Think carefully before securing other debts against your property.
Consolidating debt may reduce your outgoings now, however you may pay more interest over your mortgage term.
Your property may be repossessed if you do not keep up repayments on your mortgage.
Remortgaging means switching your mortgage to another deal with another lender without moving property.
Some people switch mortgages because it will work out cheaper for them. For example, the introductory discounted interest rate may have finished with your current lender, and you might get a cheaper deal with another lender.
Other people remortgage to consolidate their debts.
By consolidating your debts into a mortgage, you may be required to pay more over the entire term than you would with your existing debt.
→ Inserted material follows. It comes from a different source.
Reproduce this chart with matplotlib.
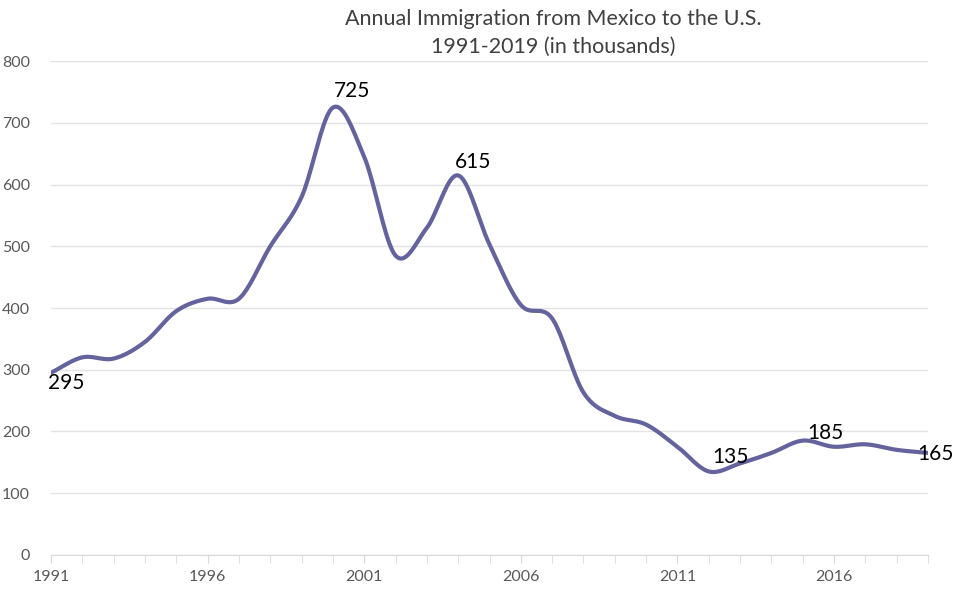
import numpy as np
import matplotlib.pyplot as plt
from matplotlib.ticker import MultipleLocator

plt.rcParams['font.family'] = ['Lato', 'DejaVu Sans']

############ Data ##############
years = list(range(1991, 2020))
immig = [295, 320, 318, 345, 395, 415, 415, 500, 580, 725,
         645, 485, 530, 615, 503, 405, 383, 263, 225, 211,
         175, 135, 148, 165, 185, 175, 179, 170, 165]
label_years = [1991, 2000, 2004, 2012, 2015, 2019]
label_offsets = [(15, -10), (19, 17), (15, 13), (22, 14), (23, 8), (7, -1)]  # pixels


def smooth(x, y, n=20):
    # catmull-rom curve through the points, like excel's smoothed line
    x = np.asarray(x, float)
    y = np.asarray(y, float)
    px = np.concatenate([[2*x[0]-x[1]], x, [2*x[-1]-x[-2]]])
    py = np.concatenate([[2*y[0]-y[1]], y, [2*y[-1]-y[-2]]])
    t = np.linspace(0, 1, n, endpoint=False)
    xs, ys = [], []
    for i in range(1, len(px)-2):
        for p, out in ((px, xs), (py, ys)):
            p0, p1, p2, p3 = p[i-1], p[i], p[i+1], p[i+2]
            out.extend(0.5*((2*p1) + (-p0+p2)*t + (2*p0-5*p1+4*p2-p3)*t**2
                            + (-p0+3*p1-3*p2+p3)*t**3))
    xs.append(x[-1])
    ys.append(y[-1])
    return np.array(xs), np.array(ys)


############ Plot ##################
fig = plt.figure(figsize=(9.55, 5.9), dpi=100)
ax = fig.add_axes([51/955, 1-554.7/590, (928-51)/955, (554.7-61.3)/590])

sx, sy = smooth(years, immig)
ax.plot(sx, sy, color='#65639e', linewidth=3, solid_capstyle='round', zorder=3)

for yr, (dx, dy) in zip(label_years, label_offsets):
    v = immig[years.index(yr)]
    ax.annotate(str(v), (yr, v), xytext=(dx, dy), textcoords='offset pixels',
                ha='center', va='center', fontsize=15, color='black',
                zorder=5, annotation_clip=False)

ax.set_xlim(1991, 2019)
ax.set_ylim(0, 800)
ax.yaxis.set_major_locator(MultipleLocator(100))
ax.set_xticks(range(1991, 2020, 5))
ax.xaxis.set_minor_locator(MultipleLocator(1))
ax.grid(axis='y', color='#e3e3e3', linewidth=1)
ax.set_axisbelow(True)
for s in ['top', 'right', 'left']:
    ax.spines[s].set_visible(False)
ax.spines['bottom'].set_color('#d9d9d9')
ax.tick_params(axis='y', length=0, labelsize=11.5, labelcolor='#595959', pad=15)
ax.tick_params(axis='x', which='both', length=6, color='#d9d9d9',
               labelsize=11.5, labelcolor='#595959', pad=5)

fig.text(553/955, 1-33/590, 'Annual Immigration from Mexico to the U.S.\n1991-2019 (in thousands)',
         ha='center', va='center', fontsize=15.5, color='#404040', linespacing=1.5)

plt.savefig('out.png')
It is worth noting that a remortgage isn’t always the most suitable option. Sometimes any saving made by securing a cheaper interest rate can be outweighed by the fees incurred in setting up the new mortgage and converting unsecured debt to secured debt may not be in your long term interest.
If you plan to switch mortgage, remember to look at the overall repayment period too. You may be able to pay less monthly, but check the final repayment date of the mortgage. It may be longer than your current deal.
You may be able to find a new mortgage deal with your current lender – and it may even work out cheaper to do so.
In fact, many lenders allow you to switch your mortgage deal quite frequently.
If you decide to refinance your mortgage before your current deal expires, be prepared to potentially incur an early repayment fee from your existing lender. This charge typically amounts to a percentage of your remaining mortgage balance, potentially resulting in a significant cost.
Securing short term debts against your home could increase the term over which they are paid and therefore increase the overall amount payable. You may have to pay an early repayment charge to your existing lender if you remortgage.